BUSCTL(1) busctl BUSCTL(1)
NAME
busctl - Introspect the bus
SYNOPSIS
busctl [OPTIONS...] [COMMAND] [NAME...]
DESCRIPTION
busctl may be used to introspect and monitor the D-Bus bus.
COMMANDS
The following commands are understood:
list
Show all peers on the bus, by their service names. By default,
shows both unique and well-known names, but this may be changed
with the --unique and --acquired switches. This is the default
operation if no command is specified.
status [SERVICE]
Show process information and credentials of a bus service (if one
is specified by its unique or well-known name), a process (if one
is specified by its numeric PID), or the owner of the bus (if no
parameter is specified).
monitor [SERVICE...]
Dump messages being exchanged. If SERVICE is specified, show
messages to or from this peer, identified by its well-known or
unique name. Otherwise, show all messages on the bus. Use Ctrl+C to
terminate the dump.
capture [SERVICE...]
Similar to monitor but writes the output in pcap format (for
details, see the Libpcap File Format[1] description).
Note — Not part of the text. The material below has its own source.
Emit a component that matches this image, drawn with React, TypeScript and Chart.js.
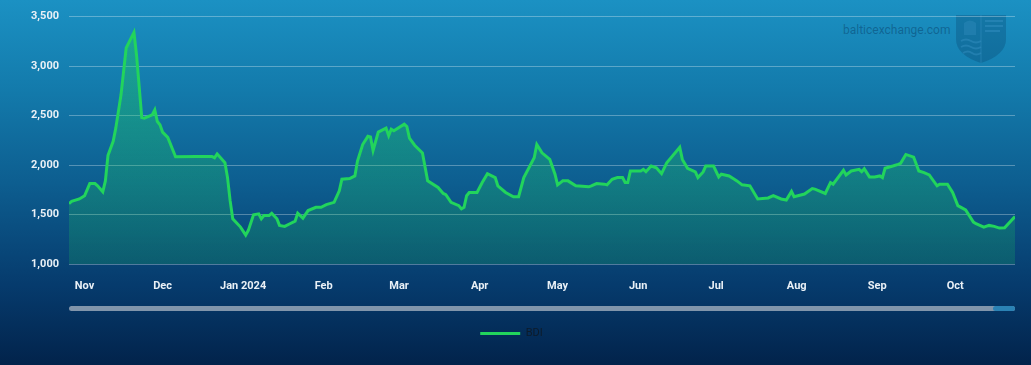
import React, { useEffect, useRef } from "react";
import { Chart, registerables } from "chart.js";

Chart.register(...registerables);

// x values: days counted from 2023-11-01 (estimated dates of the BDI fixings)
const bdiDays = [
  -6, -5, -2, 0, 2, 4, 5, 7, 8, 9, 11, 12, 14, 16, 19, 20, 22, 23, 26, 27, 28, 29, 30, 32, 35,
  43, 49, 50, 51, 54, 55, 56, 57, 60, 62, 63, 65, 67, 68, 69, 71, 72, 74, 75, 77, 79, 81, 82,
  84, 86, 89, 91, 93, 96, 98, 99, 102, 104, 105, 107, 109, 110, 111, 113, 116, 117, 118, 119,
  123, 124, 125, 127, 130, 132, 136, 138, 139, 141, 144, 145, 146, 147, 148, 151, 153, 155,
  158, 159, 162, 165, 167, 169, 173, 174, 176, 179, 181, 182, 184, 186, 189, 194, 195, 197,
  200, 201, 203, 205, 207, 208, 209, 210, 214, 215, 216, 218, 220, 222, 224, 229, 230, 232,
  235, 236, 238, 239, 242, 244, 245, 248, 250, 251, 253, 256, 259, 263, 265, 268, 270, 272,
  273, 277, 280, 281, 285, 287, 288, 292, 293, 295, 298, 299, 300, 302, 304, 306, 307, 308,
  311, 313, 314, 316, 319, 321, 323, 325, 328, 329, 332, 334, 336, 339, 342, 343, 346, 348,
  350, 352, 354, 358,
];

const bdiValues = [
  1610, 1633, 1657, 1690, 1813, 1813, 1790, 1730, 1840, 2097, 2240, 2373, 2707, 3183, 3340,
  3107, 2480, 2473, 2507, 2557, 2440, 2407, 2333, 2280, 2083,
  2087, 2087, 2073, 2113, 2023, 1873, 1640, 1457, 1373, 1293, 1340, 1497, 1507, 1457, 1490,
  1490, 1513, 1457, 1390, 1380, 1407, 1433, 1513,
  1463, 1540, 1573, 1573, 1600, 1623, 1740, 1857, 1863, 1890, 2040, 2207, 2290, 2283, 2147,
  2333, 2373, 2297, 2363, 2347,
  2413, 2390, 2273, 2200, 2123, 1840, 1773, 1713, 1700, 1623, 1590, 1557, 1573, 1690, 1723,
  1723, 1823, 1913,
  1873, 1790, 1723, 1680, 1680, 1873, 2073, 2207, 2123, 2057, 1907, 1800, 1840, 1840, 1790,
  1780, 1790, 1813,
  1807, 1800, 1857, 1873, 1873, 1823, 1823, 1940, 1940, 1957, 1933, 1990, 1973, 1913, 2023,
  2180, 2057, 1967,
  1930, 1873, 1930, 1990, 1990, 1880, 1907, 1890, 1857, 1840, 1800, 1790, 1657, 1667, 1690,
  1657, 1647, 1733,
  1680, 1707, 1763, 1757, 1713, 1823, 1807, 1947, 1900, 1940, 1957, 1933, 1963, 1880, 1880,
  1890, 1873, 1967,
  1990, 2007, 2017, 2107, 2080, 1940, 1923, 1900, 1790, 1807, 1807, 1723, 1590, 1547, 1423,
  1407, 1373, 1390,
  1380, 1363, 1367, 1480,
];

const monthTickDays = [0, 30, 61, 92, 121, 152, 182, 213, 243, 274, 305, 335];
const monthTickLabels = ["Nov", "Dec", "Jan 2024", "Feb", "Mar", "Apr", "May", "Jun", "Jul", "Aug", "Sep", "Oct"];

const seriesName = "BDI";
const yMin = 1000;
const yMax = 3500;
const yStep = 500;
const xMin = -6;
const xMax = 358;

const LINE = "#22d45c";
const TICK_COLOR = "#e9f0f6";
const FONT = "Roboto, 'Liberation Sans', sans-serif";

const scrollbarPlugin = {
  id: "scrollbar",
  afterDraw(chart: any) {
    const { ctx, chartArea } = chart;
    if (!chartArea) return;
    const y = chartArea.bottom + 42;
    const h = 5;
    ctx.save();
    ctx.fillStyle = "#8195ab";
    ctx.beginPath();
    ctx.roundRect(chartArea.left, y, chartArea.right - chartArea.left, h, h / 2);
    ctx.fill();
    ctx.fillStyle = "#2b82b4";
    ctx.beginPath();
    ctx.roundRect(chartArea.right - 22, y, 22, h, h / 2);
    ctx.fill();
    ctx.restore();
  },
};

export default function App() {
  const canvasRef = useRef<HTMLCanvasElement | null>(null);

  useEffect(() => {
    if (!canvasRef.current) return;
    const data = bdiDays.map((d, i) => ({ x: d, y: bdiValues[i] }));
    const chart = new Chart(canvasRef.current, {
      type: "line",
      data: {
        datasets: [
          {
            label: seriesName,
            data,
            borderColor: LINE,
            borderWidth: 3,
            pointRadius: 0,
            tension: 0,
            fill: "start",
            backgroundColor: (ctx: any) => {
              const { chart } = ctx;
              const area = chart.chartArea;
              if (!area) return "rgba(34,212,92,0.3)";
              const g = chart.ctx.createLinearGradient(0, area.top, 0, area.bottom);
              g.addColorStop(0, "rgba(34,212,92,0.4)");
              g.addColorStop(1, "rgba(34,212,92,0.18)");
              return g;
            },
          },
        ],
      },
      options: {
        animation: false,
        responsive: false,
        maintainAspectRatio: false,
        events: [],
        layout: { padding: { top: 12, right: 16, bottom: 16, left: 8 } },
        scales: {
          x: {
            type: "linear",
            min: xMin,
            max: xMax,
            grid: { display: false },
            border: { display: false },
            afterBuildTicks: (scale: any) => {
              scale.ticks = monthTickDays.map((v) => ({ value: v }));
            },
            afterFit: (scale: any) => {
              scale.height = 54;
            },
            ticks: {
              autoSkip: false,
              maxRotation: 0,
              padding: 8,
              color: TICK_COLOR,
              font: { family: FONT, size: 11, weight: "bold" },
              callback: (_v: any, i: number) => monthTickLabels[i],
            },
          },
          y: {
            min: yMin,
            max: yMax,
            border: { display: false },
            grid: { color: "rgba(255,255,255,0.3)", lineWidth: 1, drawTicks: false },
            afterFit: (scale: any) => {
              scale.width = 61;
            },
            ticks: {
              stepSize: yStep,
              padding: 10,
              color: TICK_COLOR,
              font: { family: FONT, size: 11, weight: "bold" },
              callback: (v: any) => Number(v).toLocaleString("en-US"),
            },
          },
        },
        plugins: {
          tooltip: { enabled: false },
          legend: {
            position: "bottom",
            labels: {
              boxWidth: 40,
              boxHeight: 3,
              padding: 10,
              color: "#0d1b2a",
              font: { family: FONT, size: 11 },
              generateLabels: () => [
                {
                  text: seriesName,
                  fillStyle: LINE,
                  strokeStyle: LINE,
                  lineWidth: 0,
                  hidden: false,
                  datasetIndex: 0,
                  fontColor: "#0d1b2a",
                },
              ],
            },
          },
        },
      } as any,
      plugins: [scrollbarPlugin],
    });
    return () => chart.destroy();
  }, []);

  return (
    <div
      style={{
        position: "fixed",
        left: 0,
        top: 0,
        width: 1031,
        height: 365,
        overflow: "hidden",
        background:
          "linear-gradient(to bottom, #1b91c3 0%, #137aab 25%, #0d5e90 50%, #063b6d 78%, #02234b 100%)",
      }}
    >
      <div
        style={{
          position: "absolute",
          left: 843,
          top: 23,
          fontFamily: FONT,
          fontSize: 12,
          lineHeight: "14px",
          color: "rgba(5,50,90,0.42)",
          whiteSpace: "nowrap",
        }}
      >
        balticexchange.com
      </div>
      <svg
        style={{ position: "absolute", left: 956, top: 15 }}
        width={50}
        height={49}
        viewBox="0 0 50 49"
      >
        <path d="M0,0 H50 V24 Q50,40 25,48 Q0,40 0,24 Z" fill="rgba(5,50,90,0.25)" />
        <path d="M25,0 V48" stroke="rgba(60,150,200,0.35)" strokeWidth={1.2} />
        <path d="M29,6 H47 M29,11 H47 M29,16 H44" stroke="rgba(60,150,200,0.4)" strokeWidth={2} />
        <path d="M5,26 q5,-3 10,0 t10,0 M5,32 q5,-3 10,0 t10,0 M7,38 q5,-3 9,0 t9,0" stroke="rgba(60,150,200,0.4)" strokeWidth={2} fill="none" />
        <path d="M8,8 q6,-5 12,0 v12 h-12 z" fill="rgba(60,150,200,0.3)" />
      </svg>
      <canvas
        ref={canvasRef}
        width={1031}
        height={365}
        style={{ position: "absolute", left: 0, top: 0, width: 1031, height: 365 }}
      />
    </div>
  );
}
Make sure to
redirect standard output to a file. Tools like wireshark(1) may be
used to dissect and view the resulting files.
tree [SERVICE...]
Shows an object tree of one or more services. If SERVICE is
specified, show object tree of the specified services only.
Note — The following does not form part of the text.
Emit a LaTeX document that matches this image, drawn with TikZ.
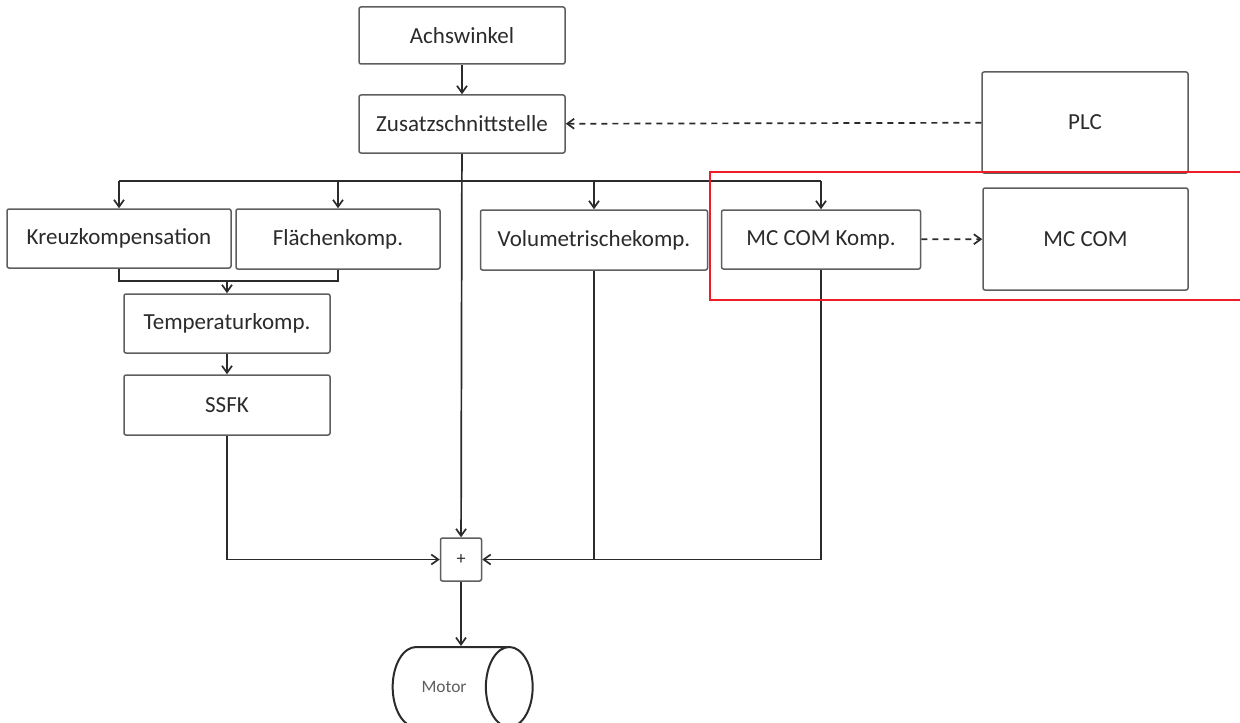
\documentclass[tikz,border=0pt]{standalone}
\usepackage{fontspec}
\setmainfont{Carlito}
\usetikzlibrary{positioning,arrows.meta,calc,shapes.geometric}
\definecolor{inkc}{HTML}{2B2B2B}
\definecolor{edgec}{HTML}{5E5E5E}
\definecolor{markc}{HTML}{EE1C25}
\tikzset{
  blk/.style ={draw=edgec,line width=.75pt,rounded corners=1pt,fill=white,
               inner sep=2pt,align=center,text=inkc,
               font=\fontsize{11.5}{13}\selectfont},
  sum/.style ={blk,font=\fontsize{9}{10}\selectfont},
  drum/.style={cylinder,draw=inkc,line width=1pt,shape aspect=1.9,
               minimum width=80*.5pt,minimum height=140*.5pt,text=edgec,
               font=\fontsize{8.7}{10}\selectfont},
  ln/.style  ={draw=inkc,line width=.85pt},
  ar/.style  ={ln,-{Straight Barb[length=3.5pt,width=5pt]}},
  arD/.style ={ar,dashed,dash pattern=on 3pt off 2.5pt},
}
\begin{document}
\begin{tikzpicture}[x=.5pt,y=-.5pt]
\useasboundingbox (0,0) rectangle (1240,722);

% ---------- source and interface -----------------------------------------
\node[blk,minimum width=206*.5pt,minimum height=57*.5pt] (ach) at (462,35.5) {Achswinkel};
\node[blk,minimum width=206*.5pt,minimum height=58*.5pt] (zus) at (462,124) {Zusatzschnittstelle};
\node[blk,minimum width=206*.5pt,minimum height=101*.5pt] (plc) at (1085,122.5) {PLC};
\draw[ar](ach)--(zus);
\draw[arD](plc)--(zus);

% ---------- compensations --------------------------------------------------
\node[blk,minimum width=224*.5pt,minimum height=59*.5pt] (kreuz) at (119,238.5) {Kreuzkompensation};
\node[blk,minimum width=204*.5pt,minimum height=60*.5pt] (flae) at (338,239) {Flächenkomp.};
\node[blk,minimum width=227*.5pt,minimum height=60*.5pt] (vol) at (594,240) {Volumetrischekomp.};
\node[blk,minimum width=199*.5pt,minimum height=59*.5pt] (mck) at (821,239.5) {MC COM Komp.};
\node[blk,minimum width=205*.5pt,minimum height=102*.5pt] (mcc) at (1085.5,239) {MC COM};
\node[blk,minimum width=206*.5pt,minimum height=59*.5pt] (temp) at (227,323.5) {Temperaturkomp.};
\node[blk,minimum width=206*.5pt,minimum height=60*.5pt] (ssfk) at (227,405) {SSFK};
\draw[arD](mck)--(mcc);

% ---------- summing point and motor ----------------------------------------
\node[sum,minimum width=41*.5pt,minimum height=43*.5pt] (plus) at (461,559.5) {+};
\node[drum] (motor) at (444,687) {Motor};

% ---------- distribution bus -----------------------------------------------
\coordinate (bus) at (462,181);
\coordinate (join) at (227,281);
\draw[ln](kreuz.north|-bus)--(mck.north|-bus);
\foreach \n in {kreuz,flae,vol,mck}
  \draw[ar](\n.north|-bus)--(\n.north);
\draw[ar](zus)--(plus);

% ---------- paths into the summing point -----------------------------------
\draw[ln](kreuz.south)|-(flae.south|-join)--(flae.south);
\draw[ar](join)--(temp);
\draw[ar](temp)--(ssfk);
\draw[ar](ssfk.south)|-(plus.west);
\draw[ar](vol.south)|-(plus.east);
\draw[ln](mck.south)|-(vol.south|-plus.east);
\draw[ar](plus)--(plus|-motor.north);

% ---------- marked region --------------------------------------------------
\draw[markc,line width=1.4pt](710,172) rectangle (1250,300);
\end{tikzpicture}
\end{document}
Otherwise, show all object trees of all services on the bus that
acquired at least one well-known name.
introspect SERVICE OBJECT [INTERFACE]
Show interfaces, methods, properties and signals of the specified
object (identified by its path) on the specified service. If the
interface argument is passed, the output is limited to members of
the specified interface.
call SERVICE OBJECT INTERFACE METHOD [SIGNATURE [ARGUMENT...]]
Invoke a method and show the response. Takes a service name, object
path, interface name and method name. If parameters shall be passed
to the method call, a signature string is required, followed by the
arguments, individually formatted as strings. For details on the
formatting used, see below. To suppress output of the returned
data, use the --quiet option.
emit OBJECT INTERFACE SIGNAL [SIGNATURE [ARGUMENT...]]
Emit a signal. Takes a object path, interface name and method name.
If parameters shall be passed, a signature string is required,
followed by the arguments, individually formatted as strings. For
details on the formatting used, see below. To specify the
destination of the signal, use the --destination= option.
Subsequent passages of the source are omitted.